In lean, waste is the enemy. Every bit of wasted time, effort, or resources pulls the company down and impedes its ability to achieve its goals. The eight wastes of lean are: Defects, Overproduction, Waiting, Non-Utilized Talent, Transportation, Inventory, Motion and Processing. The Starfleet Leadership Academy podcast episode DS9: Whispers covers these as well.
1) Defects – the quality of a product that doesn't meet the customer demand or specification. This is measured as Quality Loss and occurs anytime a defective item has to be reworked, repaired, returned or scrapped. DMAIC and DMADV are great methods use to resolve defects depending on how new or established a process is.
2) Overproduction – producing more goods or services than are needed by the customer, done in anticipation of future demand. It creates an excess inventory level which requires storage space and hides defects, resulting in lower quality products. Just-in-time production is one way to combat this loss.
3) Waiting – the amount of time the customer must wait for a product or service. Time losses include delays, equipment breakdowns and delivery shortages. The only way to combat this loss is to offer a better service that can be delivered faster and/or with higher quality, thus creating an improved standard of living.

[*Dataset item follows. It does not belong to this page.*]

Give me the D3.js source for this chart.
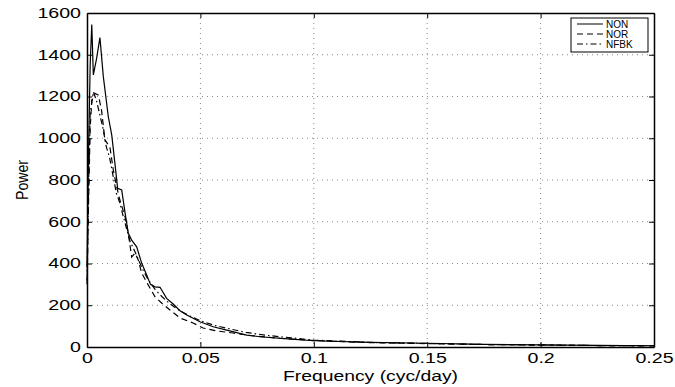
<!DOCTYPE html>
<html>
<head>
<meta charset="utf-8">
<script src="https://cdn.jsdelivr.net/npm/d3@7"></script>
<style>
  body { margin: 0; background: #fff; }
  text { font-family: "Liberation Sans", Arial, sans-serif; }
</style>
</head>
<body>
<div id="chart"></div>
<script>
// spectra: frequency (cyc/day) and power
const nonFreq = [0, 0.0007, 0.0014, 0.0021, 0.0028, 0.0042, 0.0057, 0.0072, 0.0094, 0.0109, 0.0123, 0.0135, 0.0153, 0.0168, 0.0182, 0.0197, 0.0219, 0.0241, 0.0263, 0.028, 0.030, 0.0322, 0.0351, 0.038, 0.041, 0.044, 0.0498, 0.0556, 0.0616, 0.0704, 0.0763, 0.09, 0.1, 0.125, 0.15, 0.175, 0.2, 0.225, 0.25];
const nonPower = [380, 950, 1350, 1545, 1303, 1380, 1482, 1295, 1103, 1016, 881, 760, 752, 641, 545, 512, 480, 402, 345, 300, 288, 286, 233, 206, 174, 153, 121, 97, 81, 57, 49, 38, 30, 22, 18, 13, 10, 8, 6];

const norFreq = [0, 0.0007, 0.0014, 0.0021, 0.0035, 0.0050, 0.0064, 0.0072, 0.0079, 0.0101, 0.0116, 0.0131, 0.0145, 0.0168, 0.0182, 0.0197, 0.0212, 0.0226, 0.0241, 0.027, 0.030, 0.0329, 0.0366, 0.041, 0.0468, 0.0512, 0.0571, 0.0644, 0.072, 0.085, 0.1, 0.125, 0.15, 0.175, 0.2, 0.225, 0.25];
const norPower = [300, 700, 1050, 1180, 1215, 1207, 1135, 1060, 992, 958, 848, 767, 704, 623, 545, 431, 450, 417, 354, 297, 240, 211, 177, 139, 115, 91, 77, 67, 55, 42, 31, 21, 16, 12, 9, 7, 5];

const nfbkFreq = [0, 0.0007, 0.0014, 0.0028, 0.0042, 0.0057, 0.007, 0.0085, 0.01, 0.0115, 0.013, 0.0145, 0.016, 0.0175, 0.019, 0.021, 0.023, 0.025, 0.027, 0.030, 0.033, 0.036, 0.040, 0.045, 0.050, 0.056, 0.062, 0.070, 0.080, 0.1, 0.125, 0.15, 0.175, 0.2, 0.225, 0.25];
const nfbkPower = [320, 750, 1120, 1222, 1180, 1110, 1050, 960, 905, 820, 735, 690, 625, 565, 505, 460, 410, 362, 322, 276, 242, 212, 180, 150, 126, 104, 89, 70, 55, 33, 22, 17, 12, 10, 7, 6];

const xTicks = [0, 0.05, 0.1, 0.15, 0.2, 0.25];
const yTicks = [0, 200, 400, 600, 800, 1000, 1200, 1400, 1600];

const series = [
  { name: "NON", freq: nonFreq, power: nonPower, dash: null },
  { name: "NOR", freq: norFreq, power: norPower, dash: "6,4" },
  { name: "NFBK", freq: nfbkFreq, power: nfbkPower, dash: "6,3,1.5,3" }
];

const W = 675, H = 387;
const margin = { left: 87, right: 21, top: 13, bottom: 40 };
const width = W - margin.left - margin.right;
const height = H - margin.top - margin.bottom;

// the reference glyphs are wide, so stretch text horizontally
function widen(sel, k) {
  sel.each(function () {
    const len = this.getComputedTextLength();
    d3.select(this).attr("textLength", len * k).attr("lengthAdjust", "spacingAndGlyphs");
  });
}

const svg = d3.select("#chart").append("svg")
  .attr("width", W).attr("height", H);
const g = svg.append("g")
  .attr("transform", "translate(" + margin.left + "," + margin.top + ")");

const x = d3.scaleLinear().domain([0, 0.25]).range([0, width]);
const y = d3.scaleLinear().domain([0, 1600]).range([height, 0]);

// dotted grid
g.append("g").selectAll("line").data(xTicks.slice(1, -1)).enter().append("line")
  .attr("x1", d => x(d)).attr("x2", d => x(d))
  .attr("y1", 0).attr("y2", height)
  .attr("stroke", "#888").attr("stroke-dasharray", "1,4");
g.append("g").selectAll("line").data(yTicks.slice(1, -1)).enter().append("line")
  .attr("y1", d => y(d)).attr("y2", d => y(d))
  .attr("x1", 0).attr("x2", width)
  .attr("stroke", "#888").attr("stroke-dasharray", "1,4");

// curves
const line = d3.line().x(d => x(d[0])).y(d => y(d[1]));
series.forEach(s => {
  g.append("path")
    .datum(s.freq.map((f, i) => [f, s.power[i]]))
    .attr("d", line)
    .attr("fill", "none")
    .attr("stroke", "#000")
    .attr("stroke-width", 1.2)
    .attr("stroke-dasharray", s.dash);
});

// axes (ticks inside, like matlab)
g.append("g").attr("transform", "translate(0," + height + ")")
  .call(d3.axisBottom(x).tickValues(xTicks).tickSizeInner(-5).tickSizeOuter(0)
    .tickFormat(d => d === 0 ? "0" : String(d)).tickPadding(6));
g.append("g")
  .call(d3.axisLeft(y).tickValues(yTicks).tickFormat(d3.format("d"))
    .tickSizeInner(-5).tickSizeOuter(0).tickPadding(6));
g.append("g")
  .call(d3.axisTop(x).tickValues(xTicks).tickSizeInner(-5).tickSizeOuter(0).tickFormat(""));
g.append("g").attr("transform", "translate(" + width + ",0)")
  .call(d3.axisRight(y).tickValues(yTicks).tickSizeInner(-5).tickSizeOuter(0).tickFormat(""));
g.selectAll(".domain").attr("stroke", "#000").attr("stroke-width", 1.5);
g.selectAll(".tick line").attr("stroke", "#000");
g.selectAll(".tick text").attr("font-size", 14).attr("fill", "#000")
  .style("font-family", "'Liberation Sans', Arial, sans-serif");
widen(g.selectAll(".tick text"), 1.4);

// labels
const xl = svg.append("text")
  .attr("x", margin.left + width / 2).attr("y", 381)
  .attr("text-anchor", "middle").attr("font-size", 14)
  .text("Frequency (cyc/day)");
widen(xl, 1.38);
svg.append("text")
  .attr("transform", "translate(28," + (margin.top + height / 2) + ") rotate(-90)")
  .attr("text-anchor", "middle").attr("font-size", 16)
  .attr("textLength", 40).attr("lengthAdjust", "spacingAndGlyphs")
  .text("Power");

// legend
const leg = svg.append("g").attr("transform", "translate(571,18)");
leg.append("rect").attr("width", 77).attr("height", 34)
  .attr("fill", "#fff").attr("stroke", "#000");
series.forEach((s, i) => {
  const yy = 6 + i * 10;
  leg.append("line").attr("x1", 6).attr("x2", 32).attr("y1", yy).attr("y2", yy)
    .attr("stroke", "#000").attr("stroke-dasharray", s.dash);
  leg.append("text").attr("x", 35).attr("y", yy + 3.5)
    .attr("font-size", 10).text(s.name);
});
</script>
</body>
</html>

4) Non-Utilized Talent – the workers' skills and talents that aren't being used to their fullest potential. This is a cardinal waste, in my opinion, because it wastes people. It is often caused by over-production/under-utilization of equipment and inflexible processes, so Lean must address both issues.
5) Transportation – moving materials or products from one location to another, either within a facility or from one facility to the next. Minimizing transportation time is important to reduce costs and improve flow, but it isn't always an easy task because of the unpredictability of product mix and volume, scheduling constraints, etc.
6) Inventory – anything that's produced or bought for future use. There are two types of inventory:
- Excess Inventory – more than what's needed for immediate customer demand, which can delay lead time and require additional space. It also hides defects because the product doesn't move through the system until it's ready for use (think stockrooms).
- Defective Inventory – there are two types of defective inventory: concealed damage (a car with a bent fender) and revealed damage (a car that's been involved in an accident). Just-In-Time is a great countermeasure for this loss.
7) Motion – any physical movement of people, machines or materials. Excessive motion wastes time and contributes to fatigue which tends to lower production quality while increasing worker errors. Lean's tools, such as Kanban and 5S, and my favorite - the spaghetti map, can help reduce this waste.
8) Processing – the time it takes to complete a simple task that does not add value to the product or service. This is where mistake proofing comes into play because by preventing defects you also reduce processing losses.
This list isn't complete and the actual number of wastes will vary depending on who you ask, but this provides an overview.